Dennoch ist hiernach nicht alles gesagt: Schoner zerbirst, Part II denkt die Gegebenheiten im sinistren Doomjazz weiter. Die gestrichenen Gitarren und Viola wirken, als würden Manuel Efrim Menuck Godspeed You! Black Emperor das Kreuz seines Flaggschiffes nach der Apokalypse wieder nach Hause schleppen lassen, um sich die Decke resignierend über den Kopf ziehen, ohne an Giftigkeit zu verlieren. Crippled Black Phoenix, das Kilimanjaro Darkjazz Ensemble und Dylan Carlsons Earth dräuen hier über dem Erbe von Pink Floyd. Erhebende Synthies und subtile Streicher legen sich über den Song, versöhnlich. Justament wenn sich die Nummer vollends dem Wohlklang hingibt, faucht das keifende Momentum zurück. Soldat Hans reißen das Steuer zum harschen Stakkato, der Rhythmus poltert wuchtig attackierend. Es taut bekommt so auf seine letzten Meter eine bedrohliche Opulenz, bäumt sich dissonant immer weiter auf, wird zur martialischen Schönheit, die nicht mehr nur zum darin verlieren umspült, sondern unerbittlich packt und zermalmt.

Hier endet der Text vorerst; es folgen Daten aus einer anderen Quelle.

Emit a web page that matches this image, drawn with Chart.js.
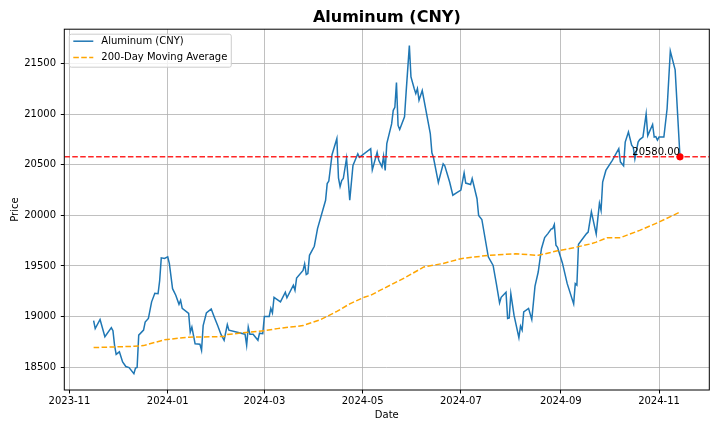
<!DOCTYPE html>
<html lang="en">
<head>
    <meta charset="UTF-8">
    <script src="https://cdn.jsdelivr.net/npm/chart.js"></script>
    <title>Aluminum (CNY)</title>
    <style>
        html, body { margin: 0; padding: 0; background: #fff; }
        #chart { display: block; }
    </style>
</head>
<body>
    <canvas id="chart" width="720" height="432"></canvas>

    <script>
        // daily closes
        const priceDates = [
            '2023-11-16', '2023-11-17', '2023-11-20', '2023-11-23', '2023-11-27', '2023-11-28', '2023-11-29', '2023-11-30',
            '2023-12-02', '2023-12-04', '2023-12-06', '2023-12-08', '2023-12-11', '2023-12-12', '2023-12-13', '2023-12-14',
            '2023-12-17', '2023-12-18', '2023-12-20', '2023-12-22', '2023-12-24', '2023-12-26', '2023-12-27', '2023-12-28',
            '2023-12-30', '2024-01-01', '2024-01-02', '2024-01-04', '2024-01-06', '2024-01-08', '2024-01-09', '2024-01-10',
            '2024-01-14', '2024-01-15', '2024-01-16', '2024-01-18', '2024-01-21', '2024-01-22', '2024-01-23', '2024-01-25',
            '2024-01-28', '2024-01-30', '2024-02-01', '2024-02-03', '2024-02-05', '2024-02-07', '2024-02-08', '2024-02-18',
            '2024-02-19', '2024-02-20', '2024-02-21', '2024-02-23', '2024-02-26', '2024-02-27', '2024-02-29', '2024-03-01',
            '2024-03-04', '2024-03-05', '2024-03-06', '2024-03-07', '2024-03-11', '2024-03-14', '2024-03-15', '2024-03-19',
            '2024-03-20', '2024-03-21', '2024-03-25', '2024-03-26', '2024-03-27', '2024-03-28', '2024-03-29', '2024-04-01',
            '2024-04-03', '2024-04-08', '2024-04-09', '2024-04-10', '2024-04-12', '2024-04-15', '2024-04-16', '2024-04-17',
            '2024-04-18', '2024-04-19', '2024-04-21', '2024-04-23', '2024-04-25', '2024-04-28', '2024-04-29', '2024-05-06',
            '2024-05-07', '2024-05-10', '2024-05-11', '2024-05-13', '2024-05-14', '2024-05-15', '2024-05-16', '2024-05-19',
            '2024-05-20', '2024-05-21', '2024-05-22', '2024-05-23', '2024-05-24', '2024-05-27', '2024-05-28', '2024-05-30',
            '2024-05-31', '2024-06-02', '2024-06-03', '2024-06-04', '2024-06-05', '2024-06-07', '2024-06-12', '2024-06-13',
            '2024-06-14', '2024-06-17', '2024-06-20', '2024-06-21', '2024-06-24', '2024-06-26', '2024-06-28', '2024-07-01',
            '2024-07-03', '2024-07-04', '2024-07-07', '2024-07-08', '2024-07-11', '2024-07-12', '2024-07-14', '2024-07-18',
            '2024-07-21', '2024-07-23', '2024-07-25', '2024-07-26', '2024-07-29', '2024-07-30', '2024-07-31', '2024-08-01',
            '2024-08-03', '2024-08-06', '2024-08-07', '2024-08-08', '2024-08-09', '2024-08-12', '2024-08-14', '2024-08-16',
            '2024-08-18', '2024-08-20', '2024-08-22', '2024-08-24', '2024-08-26', '2024-08-27', '2024-08-28', '2024-08-29',
            '2024-08-30', '2024-09-02', '2024-09-05', '2024-09-09', '2024-09-10', '2024-09-11', '2024-09-12', '2024-09-17',
            '2024-09-18', '2024-09-20', '2024-09-23', '2024-09-24', '2024-09-25', '2024-09-26', '2024-09-27', '2024-09-29',
            '2024-10-03', '2024-10-07', '2024-10-08', '2024-10-10', '2024-10-11', '2024-10-13', '2024-10-15', '2024-10-16',
            '2024-10-17', '2024-10-19', '2024-10-20', '2024-10-22', '2024-10-24', '2024-10-25', '2024-10-28', '2024-10-29',
            '2024-10-30', '2024-10-31', '2024-11-01', '2024-11-04', '2024-11-06', '2024-11-08', '2024-11-11', '2024-11-14'
        ];
        const priceValues = [
            18960, 18880, 18970, 18800, 18890, 18860, 18715, 18625,
            18650, 18550, 18505, 18495, 18435, 18490, 18495, 18815,
            18865, 18945, 18980, 19145, 19230, 19225, 19355, 19580,
            19575, 19590, 19525, 19275, 19210, 19120, 19160, 19080,
            19030, 18845, 18895, 18730, 18725, 18665, 18910, 19035,
            19075, 18990, 18910, 18825, 18765, 18920, 18865, 18825,
            18715, 18895, 18825, 18825, 18765, 18835, 18830, 19000,
            19000, 19080, 19035, 19190, 19145, 19240, 19185, 19310,
            19260, 19380, 19455, 19520, 19415, 19425, 19605, 19695,
            19870, 20150, 20315, 20340, 20600, 20760, 20370, 20285,
            20345, 20365, 20565, 20150, 20495, 20610, 20575, 20660,
            20450, 20625, 20545, 20480, 20585, 20445, 20710, 20905,
            21040, 21070, 21315, 20890, 20850, 20975, 21220, 21680,
            21370, 21255, 21205, 21255, 21140, 21235, 20810, 20620,
            20570, 20325, 20510, 20490, 20330, 20200, 20220, 20250,
            20420, 20320, 20305, 20365, 20165, 20000, 19960, 19590,
            19505, 19325, 19135, 19190, 19240, 18980, 18985, 19225,
            19010, 18790, 18905, 18865, 19045, 19080, 18970, 19300,
            19440, 19670, 19780, 19820, 19865, 19870, 19910, 19705,
            19685, 19530, 19325, 19125, 19325, 19310, 19715, 19820,
            19835, 20035, 19815, 19970, 20120, 20050, 20330, 20445,
            20545, 20660, 20530, 20490, 20725, 20825, 20695, 20675,
            20560, 20725, 20750, 20775, 21005, 20790, 20900, 20775,
            20780, 20745, 20775, 20775, 21055, 21625, 21440, 20580
        ];

        // 200-day moving average, read at its turning points
        const maDates = [
            '2023-11-16', '2023-12-11', '2023-12-17', '2023-12-30', '2024-01-14', '2024-02-05', '2024-02-07', '2024-02-21',
            '2024-03-01', '2024-03-09', '2024-03-25', '2024-04-05', '2024-04-15', '2024-04-23', '2024-05-02', '2024-05-06',
            '2024-05-12', '2024-05-20', '2024-05-28', '2024-06-08', '2024-06-20', '2024-07-01', '2024-07-18', '2024-08-04',
            '2024-08-18', '2024-08-30', '2024-09-09', '2024-09-20', '2024-09-23', '2024-09-30', '2024-10-08', '2024-10-20',
            '2024-11-01', '2024-11-14'
        ];
        const maValues = [
            18692, 18705, 18712, 18770, 18795, 18802, 18822, 18845,
            18860, 18880, 18910, 18970, 19050, 19125, 19190, 19210,
            19260, 19325, 19390, 19490, 19525, 19572, 19605, 19620,
            19605, 19650, 19680, 19720, 19736, 19780, 19780, 19852,
            19934, 20033
        ];

        const xTickMonths = ['2023-11', '2024-01', '2024-03', '2024-05', '2024-07', '2024-09', '2024-11'];
        const yTickValues = [18500, 19000, 19500, 20000, 20500, 21000, 21500];

        const DAY = 86400000;
        function toDay(s) {
            const [y, m, d] = s.split('-').map(Number);
            return Date.UTC(y, m - 1, d || 1) / DAY;
        }

        const pricePoints = priceDates.map((d, i) => ({ x: toDay(d), y: priceValues[i] }));
        const maPoints = maDates.map((d, i) => ({ x: toDay(d), y: maValues[i] }));
        const lastPoint = pricePoints[pricePoints.length - 1];

        // matplotlib-like 5% margins
        const xs = pricePoints.map(p => p.x);
        const xSpan = Math.max(...xs) - Math.min(...xs);
        const xMin = Math.min(...xs) - xSpan * 0.05;
        const xMax = Math.max(...xs) + xSpan * 0.05;
        const ys = priceValues.concat(maValues);
        const ySpan = Math.max(...ys) - Math.min(...ys);
        const yMin = Math.min(...ys) - ySpan * 0.05;
        const yMax = Math.max(...ys) + ySpan * 0.05;

        const DASH = [5.55, 2.4];

        Chart.defaults.font.family = 'DejaVu Sans';
        Chart.defaults.font.size = 10;
        Chart.defaults.color = '#000';

        // spines on all four sides, then the legend box in the upper left
        const framePlugin = {
            id: 'frame',
            afterDraw(chart) {
                const { ctx, chartArea: a } = chart;
                ctx.save();
                ctx.strokeStyle = '#000';
                ctx.lineWidth = 1;
                ctx.strokeRect(a.left, a.top, a.right - a.left, a.bottom - a.top);

                const items = chart.data.datasets.filter(ds => ds.inLegend);
                ctx.font = '10px "DejaVu Sans"';
                const textW = Math.max(...items.map(ds => ctx.measureText(ds.label).width));
                const bx = a.left + 5, by = a.top + 5;
                const bw = 4 + 20 + 8 + textW + 4, bh = 33;
                ctx.beginPath();
                ctx.roundRect(bx, by, bw, bh, 2);
                ctx.fillStyle = 'rgba(255,255,255,0.8)';
                ctx.fill();
                ctx.strokeStyle = '#cccccc';
                ctx.stroke();

                items.forEach((ds, i) => {
                    const cy = by + 7 + i * 16.3;
                    ctx.beginPath();
                    ctx.setLineDash(ds.borderDash || []);
                    ctx.strokeStyle = ds.borderColor;
                    ctx.lineWidth = ds.borderWidth;
                    ctx.moveTo(bx + 4, cy);
                    ctx.lineTo(bx + 24, cy);
                    ctx.stroke();
                    ctx.setLineDash([]);
                    ctx.fillStyle = '#000';
                    ctx.textAlign = 'left';
                    ctx.textBaseline = 'middle';
                    ctx.fillText(ds.label, bx + 32, cy);
                });
                ctx.restore();
            }
        };

        // value label beside the last close
        const lastLabelPlugin = {
            id: 'lastLabel',
            afterDatasetsDraw(chart) {
                const { ctx, scales } = chart;
                const px = scales.x.getPixelForValue(lastPoint.x);
                const py = scales.y.getPixelForValue(lastPoint.y);
                ctx.save();
                ctx.font = '10px "DejaVu Sans"';
                ctx.fillStyle = '#000';
                ctx.textAlign = 'right';
                ctx.textBaseline = 'alphabetic';
                ctx.fillText(lastPoint.y.toFixed(2), px, py - 2);
                ctx.restore();
            }
        };

        new Chart(document.getElementById('chart'), {
            type: 'line',
            data: {
                datasets: [
                    {
                        label: 'Aluminum (CNY)',
                        data: pricePoints,
                        borderColor: '#1f77b4',
                        borderWidth: 1.5,
                        pointRadius: 0,
                        order: 3,
                        inLegend: true
                    },
                    {
                        label: '200-Day Moving Average',
                        data: maPoints,
                        borderColor: '#ffa500',
                        borderWidth: 1.5,
                        borderDash: DASH,
                        pointRadius: 0,
                        order: 2,
                        inLegend: true
                    },
                    {
                        label: 'Last',
                        data: [{ x: xMin, y: lastPoint.y }, { x: xMax, y: lastPoint.y }],
                        borderColor: 'rgba(255,0,0,0.85)',
                        borderWidth: 1.5,
                        borderDash: DASH,
                        pointRadius: 0,
                        order: 1
                    },
                    {
                        label: 'Last point',
                        data: [lastPoint],
                        showLine: false,
                        pointRadius: 3.6,
                        pointBackgroundColor: '#ff0000',
                        pointBorderColor: '#ff0000',
                        pointBorderWidth: 0,
                        order: 0
                    }
                ]
            },
            options: {
                responsive: false,
                animation: false,
                layout: { padding: { left: 0, right: 10.7, top: 0, bottom: 0 } },
                plugins: {
                    legend: { display: false },
                    tooltip: { enabled: false },
                    title: {
                        display: true,
                        fullSize: false,
                        text: 'Aluminum (CNY)',
                        color: '#000',
                        font: { size: 16, weight: 'bold' },
                        padding: { top: 8, bottom: 2 }
                    }
                },
                scales: {
                    x: {
                        type: 'linear',
                        min: xMin,
                        max: xMax,
                        afterBuildTicks(scale) {
                            scale.ticks = xTickMonths.map(m => ({ value: toDay(m + '-01') }));
                        },
                        afterFit(scale) { scale.height = 42; },
                        ticks: {
                            autoSkip: false,
                            maxRotation: 0,
                            padding: 1.5,
                            callback: v => new Date(v * DAY).toISOString().slice(0, 7)
                        },
                        grid: { color: '#b0b0b0', lineWidth: 0.8, tickLength: 3.5, tickColor: '#000', tickWidth: 1 },
                        border: { display: false },
                        title: { display: true, text: 'Date', padding: { top: 2, bottom: 11 } }
                    },
                    y: {
                        type: 'linear',
                        min: yMin,
                        max: yMax,
                        afterBuildTicks(scale) {
                            scale.ticks = yTickValues.map(v => ({ value: v }));
                        },
                        afterFit(scale) { scale.width = 64.3; },
                        ticks: { padding: 4.8, callback: v => String(v) },
                        grid: { color: '#b0b0b0', lineWidth: 0.8, tickLength: 3.5, tickColor: '#000', tickWidth: 1 },
                        border: { display: false },
                        title: { display: true, text: 'Price', padding: { top: 9, bottom: 0 } }
                    }
                }
            },
            plugins: [lastLabelPlugin, framePlugin]
        });
    </script>
</body>
</html>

Soldat Hans positionieren sich spätestens hier, am krönender Abschluss eines imposanten Zweitwerks, nicht nur stilistisch, sondern auch qualitativ gar nicht so weit von all den namhaften Referenzen entfernt. Auch wenn es taut immer weiter hinabtaucht: Die Luft nach oben wird verdammt dünn.